Hyperliquid Policy Center responds to CME Group and Intercontinental Exchange (ICE), two of the world’s largest exchange operators, who are pressuring U.S. regulators to scrutinize Hyperliquid, the decentralized perpetual futures platform. According to a recent Bloomberg report, the incumbent exchanges have raised concerns with Commodity Futures Trading Commission (CFTC) officials and lawmakers, warning that Hyperliquid’s largely anonymous trading environment could allow sanctioned entities to evade controls, enable insider coordination, and potentially distort price discovery in commodities markets, particularly oil.
What CME and ICE are alleging
Big exchanges like CME and ICE are basically saying Hyperliquid is playing a risky game. Because it’s decentralized and now offers synthetic stocks/commodities (HIP-3), it’s dodging the strict rules (like disclosure and surveillance) they have to follow. They worry it undermines the market, especially since it lets people access leveraged perpetual futures that U.S. retail traders usually can’t get. It’s a regulatory headache and a commercial threat to their highly-regulated business.
For CME and ICE, the issue is both regulatory and commercial. Both companies operate deeply supervised markets that rely on surveillance, clearing, member controls, and compliance obligations. Hyperliquid’s model competes with parts of that infrastructure while avoiding many of the same operating requirements.
Hyperliquid’s response
To this point, the Hyperliquid Policy Center, a lobbying organization led by renowned crypto lawyer Jake Chervinsky (former CLO of the Blockchain Association and Variant) and funded by a 1 million HYPE token donation from the Hyper Foundation, is pushing back directly. In a statement, the group called the concerns “unfounded” and emphasized the following:
- Hyperliquid offers enhanced market transparency, publishing a complete onchain record of every transaction in real time, making it a uniquely hostile environment for insider trading or price manipulation.
- This transparency facilitates surveillance, detection, and investigation by regulators and law enforcement.
- Hyperliquid also offers 24/7 trading, eliminating gaps and discontinuities between traditional market hours, thus improving price discovery for all participants.
- The group acknowledged that U.S. law is not currently tailored for derivatives markets on public blockchains like Hyperliquid but said it looks forward to continuing work with policymakers in Washington to bring onchain markets inside a regulatory perimeter.

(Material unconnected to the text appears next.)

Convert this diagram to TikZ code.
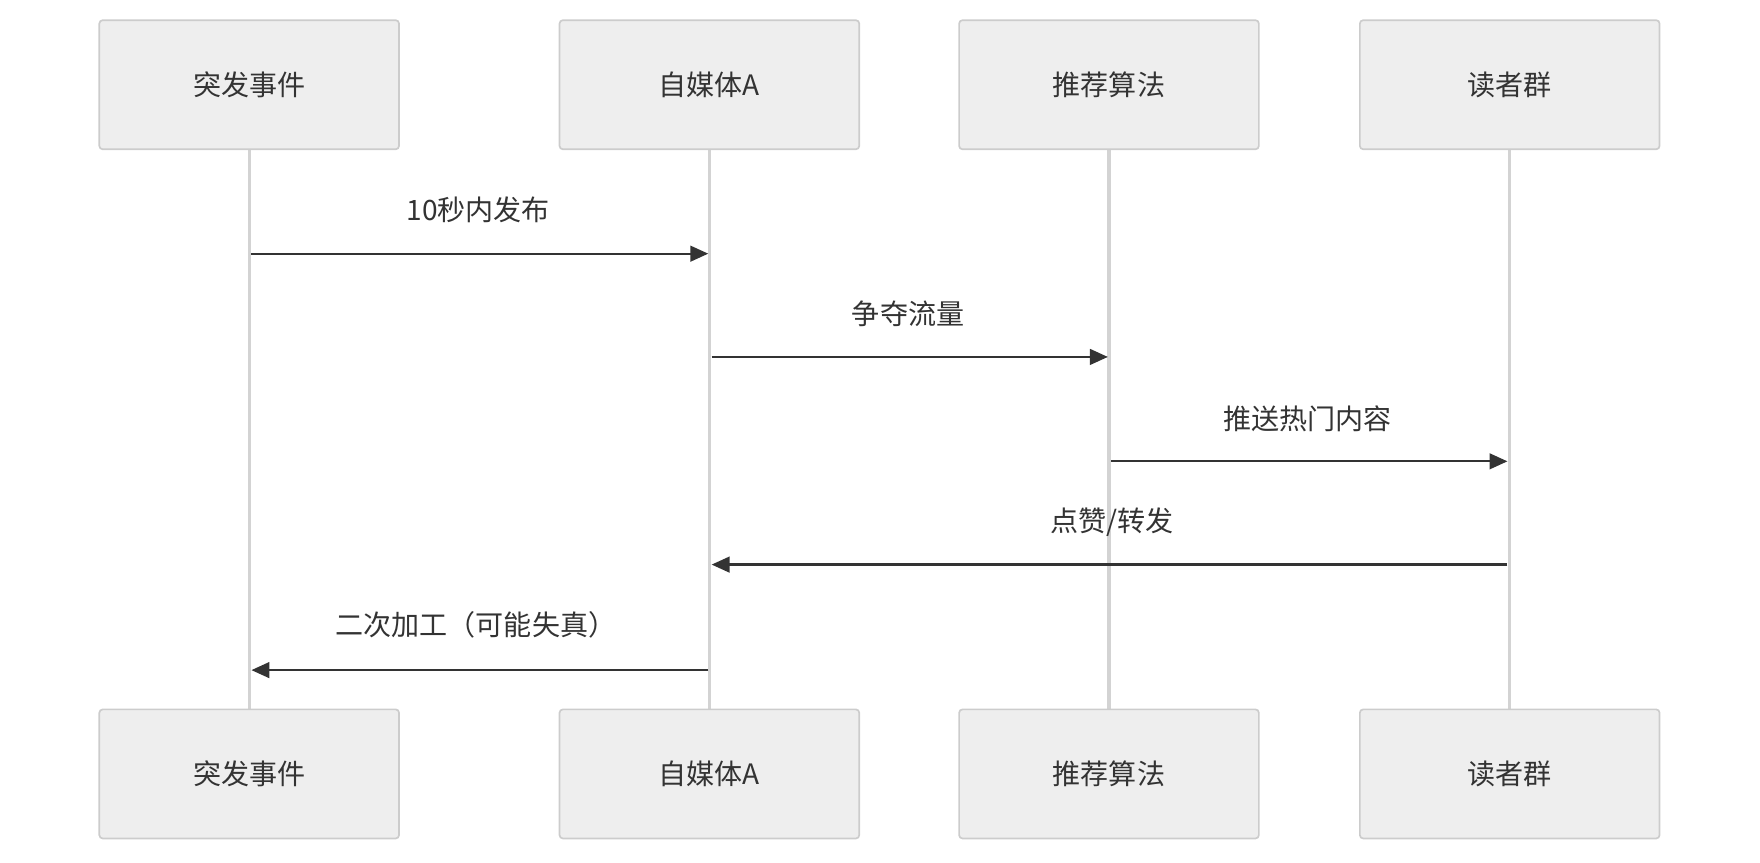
\documentclass[tikz,border=0pt]{standalone}
\usepackage{fontspec}
\setmainfont{Noto Sans CJK SC}
\usetikzlibrary{arrows.meta}
\definecolor{boxfill}{HTML}{EEEEEE}
\definecolor{boxline}{HTML}{CCCCCC}
\definecolor{life}{HTML}{D3D3D3}
\definecolor{ink}{HTML}{333333}
\begin{document}
\begin{tikzpicture}[x=1pt,y=-1pt,
  actor/.style={draw=boxline,line width=1.5pt,fill=boxfill,rounded corners=3pt,minimum width=267pt,minimum height=115pt,inner sep=0pt,font=\fontsize{25}{30}\selectfont,text=ink},
  life/.style={draw=life,line width=3pt},
  msg/.style={draw=ink,line width=2pt,-{Triangle[length=16pt,width=14pt]}},
  lbl/.style={font=\fontsize{25}{30}\selectfont,text=ink}]
\useasboundingbox (0,0) rectangle (1568,768);
\foreach \n/\x/\t in {a/222/突发事件,b/632/自媒体A,c/988/推荐算法,d/1345/读者群}{
  \draw[life] (\x,133) -- (\x,632);
  \node[actor] (\n1) at (\x,75.5) {\t};
  \node[actor] (\n2) at (\x,689.5) {\t};
}
\coordinate (a1) at (224,226); \coordinate (b1) at (631,226);
\coordinate (b2) at (634,318); \coordinate (c2) at (987,318);
\coordinate (c3) at (990,411); \coordinate (d3) at (1343,411);
\coordinate (d4) at (1343,503); \coordinate (b4) at (634,503);
\coordinate (b5) at (631,597); \coordinate (a5) at (224,597);
\draw[msg] (a1) -- (b1);
\draw[msg] (b2) -- (c2);
\draw[msg] (c3) -- (d3);
\draw[msg] (d4) -- (b4);
\draw[msg] (b5) -- (a5);
\node[lbl] (l1) at (426,187) {10秒内发布};
\node[lbl] (l2) at (809,280) {争夺流量};
\node[lbl] (l3) at (1165,373) {推送热门内容};
\node[lbl] (l4) at (991,465) {点赞/转发};
\node[lbl] (l5) at (424,557) {二次加工（可能失真）};
\end{tikzpicture}
\end{document}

The Policy Center was established in Washington on February 18, 2026, and has already engaged with the CFTC in meetings aimed at establishing a legal route for U.S. participation in Hyperliquid markets.
The Truth Behind the Allegations
Hyperliquid is a legit, decentralized exchange (DEX) built on its own layer-1 blockchain. It’s totally transparent, featuring an onchain order book, HyperEVM infrastructure, and support for spot and perpetual futures. And every trade is recorded instantly onchain, making it a tough spot for any shady business.
The timing of the pressure? Interesting. Traditional players like CME are rolling out their own 24/7 crypto products (like Bitcoin Volatility Futures on June 1 and a crypto index on June 8). Some say the drive to regulate Hyperliquid is less about protecting investors and more about protecting their own market share, just like big banks trying to dynamite the GENIUS Act.
DeFi market implications
The clash over Hyperliquid is a big deal for decentralized derivatives. As these DeFi platforms move beyond regular crypto to offer synthetic versions of assets like stocks and commodities, they’re going to face some tough questions. We’re talking about who’s allowed to trade, how the activity is watched, if they have decent controls against sanctions, and whether their products mess with already regulated markets. The main worry for investors is not just getting hit with enforcement but the chance that regulators will get much stricter with DeFi platforms offering synthetic access to traditional assets.
For Hyperliquid, the pressure comes despite recent high-profile partnerships with Coinbase (its official USDC treasury partner) and Circle. These partnerships definitely raised the platform’s profile with major U.S. crypto firms, but they also mean more regulatory attention. HYPE’s 6 percent dip after the Bloomberg story wiped out some of its weekly gains, but hey, the token was still up about 4 percent in the last 24 hours and recovering from the news.